Australia fires: More than 12 million acres burnt down

Australian fires have shocked the world as approximately 12 million acres, and counting has burnt down.

The Australia fires grew more severe amidst a heatwave that saw Australia record its hottest day and simultaneously driest spring on record.

Since September 2019, the Australia fires have killed at least 23 people. While dozens of people are still reported missing, and some 1,500 homes have already been lost this fire season.

Temperatures currently surpassed 40C (104F) in parts of south-east Australia as the fires continue to ravage through homes and land.

Meteorologists say a climate system in the Indian Ocean, known as the dipole, is the main driver behind the extreme heat in Australia.

However, many parts of Australia have been in drought conditions, some for years, which have made it easier for the fires to spread and grow.

Notably, the Australia fire standout in size when compared to the wildfire that has broken out in recent times, such as the California wildfires of 2018 and 2019 fires in the Amazon rainforest.

Conditions eased in Victoria and New South Wales on Sunday after temperatures and wind speeds dropped, and some light rain fell. But authorities warned that the danger was far from over.

Australians are raising donations on social media; a number of celebrities have donated money to support the fire fighting effort. Among them include US singer Pink and Oscar-winner Nicole Kidman, who pledged $500,000, respectively.

However, many are lamenting that private citizens were raising funds they said should have been put in place by the government.

Nearly 200 fires are still burning across the country, with every state and territory affected. More than 1,200 homes have been destroyed, and millions of hectares of land scorched.

PM Scott Morrison tackling the Australia fires

Australian Prime Minister Scott Morrison has warned that devastating Australia fires currently raging in the country might go on for months. He has faced fierce criticism over the speed of his response to the crisis.

PM Morrison has announced the creation of a recovery agency to help those who have lost homes and businesses in the fires.

The Prime Minister has also declared that over 3,000 reserve troops will be deployed to help tackle raging Australia fires across the country.

Defence Minister Linda Reynolds said this is the first time this had happened in Australia’s history.

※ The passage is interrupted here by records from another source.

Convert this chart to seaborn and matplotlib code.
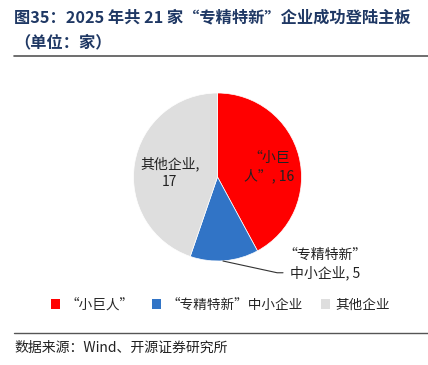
import matplotlib
matplotlib.use("Agg")
import matplotlib.pyplot as plt
import seaborn as sns
from matplotlib.patches import Patch
from matplotlib.lines import Line2D

categories = ["“小巨人”", "“专精特新”中小企业", "其他企业"]
values = [16, 5, 17]
slice_labels = ["“小巨\n人”, 16", "“专精特新”\n中小企业, 5", "其他企业,\n17"]
colors = ["#FF0000", "#3174C6", "#DEDEDE"]

sns.set_theme(style="white")
plt.rcParams['font.family'] = ['Noto Sans CJK SC', 'DejaVu Sans']

W, H = 428, 365
fig = plt.figure(figsize=(W / 100, H / 100), dpi=100)
fig.patch.set_facecolor("white")

# title
title_color = "#1F3864"
fig.text(14 / W, 1 - 17 / H, "图35：2025 年共 21 家“专精特新”企业成功登陆主板",
         fontsize=11.7, fontweight="bold", color=title_color, va="center", ha="left")
fig.text(14 / W, 1 - 42 / H, "（单位：家）",
         fontsize=11.7, fontweight="bold", color=title_color, va="center", ha="left")
fig.add_artist(Line2D([14 / W, 1.0], [1 - 56 / H, 1 - 56 / H], color="#555555", lw=1.2,
                      transform=fig.transFigure))

# pie
cx, cy, r = 217.5, 177, 84
ax = fig.add_axes([(cx - r) / W, 1 - (cy + r) / H, 2 * r / W, 2 * r / H])
wedges, _ = ax.pie(values, colors=colors, startangle=90, counterclock=False, radius=1,
                   wedgeprops=dict(edgecolor="white", linewidth=0.5))
ax.set_xlim(-1, 1)
ax.set_ylim(-1, 1)
ax.set_aspect("equal")
ax.axis("off")

ax.text(0.62, 0.12, slice_labels[0], ha="center", va="center", fontsize=10,
        color="#222222", linespacing=1.3)
ax.text(-0.57, 0.05, slice_labels[2], ha="center", va="center", fontsize=10,
        color="#222222", linespacing=1.3)
ax.text(1.28, -1.04, slice_labels[1], ha="center", va="center", fontsize=10,
        color="#222222", linespacing=1.3, clip_on=False)
ax.plot([0.065, 0.71, 0.78], [-1.0, -1.14, -1.14], color="#333333", lw=0.8,
        clip_on=False)

# legend
handles = [Patch(facecolor=c, edgecolor="none") for c in colors]
fig.legend(handles, categories, loc="center", bbox_to_anchor=(0.515, 1 - 305 / H),
           ncol=3, frameon=False, fontsize=9.8, handlelength=0.7, handleheight=0.7,
           handletextpad=0.4, columnspacing=1.3)

# source
fig.add_artist(Line2D([14 / W, 1.0], [1 - 333 / H, 1 - 333 / H], color="#555555", lw=1.0,
                      transform=fig.transFigure))
fig.text(14 / W, 1 - 348 / H, "数据来源：Wind、开源证券研究所", fontsize=10,
         color="#222222", va="center", ha="left")

fig.savefig("out.png", dpi=100, facecolor="white")
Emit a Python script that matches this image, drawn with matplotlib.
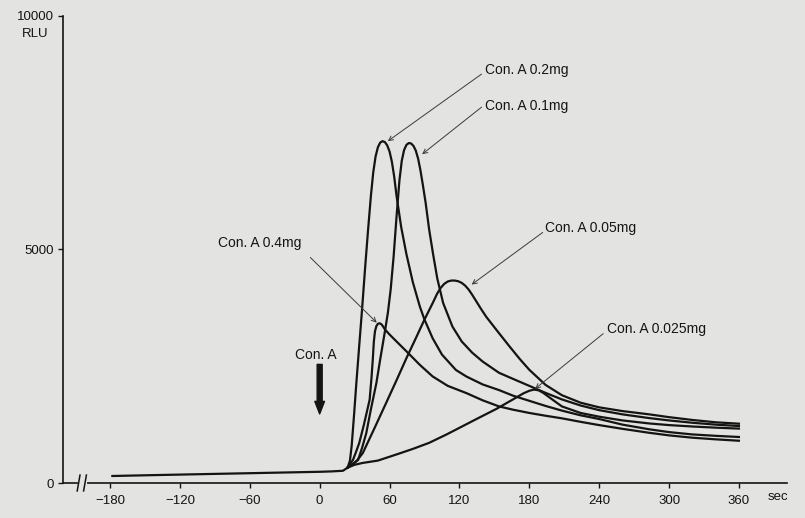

She noted that A$20m (£10m) had been allocated by the prime minister to lease four water bomber planes, which the defense force bases would provide temporary accommodation.

The Royals send condolences

Queen Elizabeth on Sunday said the fires deeply saddened her and thanked the emergency services who put their own lives in danger to help communities.

The Queen and the Duke of Edinburgh also sent a message of condolence expressing thanks to emergency services.

The Duke and Duchess of Cambridge said they were shocked and deeply saddened by the loss of life.

Prince William and Catherine said:

We send our deepest condolences to the families and friends of those who have tragically lost their lives, and the brave firemen who continue to risk their own lives to save the lives of others.

While Prince Harry and Meghan urged support for fundraisers for those affected by the Australia fires crisis.

Denial and social barriers prevented an early solution

Prof. Stephen William, a James Cook University ecologist, while talking to fourth generation graziers west of Townsville a few years ago, noted that social barrier is a problem as they were not prepared to admit climate change as a fact.

The majority of people are still in denial that the effects of regional climate patterns are real and happening fast and decision making even by government agencies was hindered by the same doublemindedness.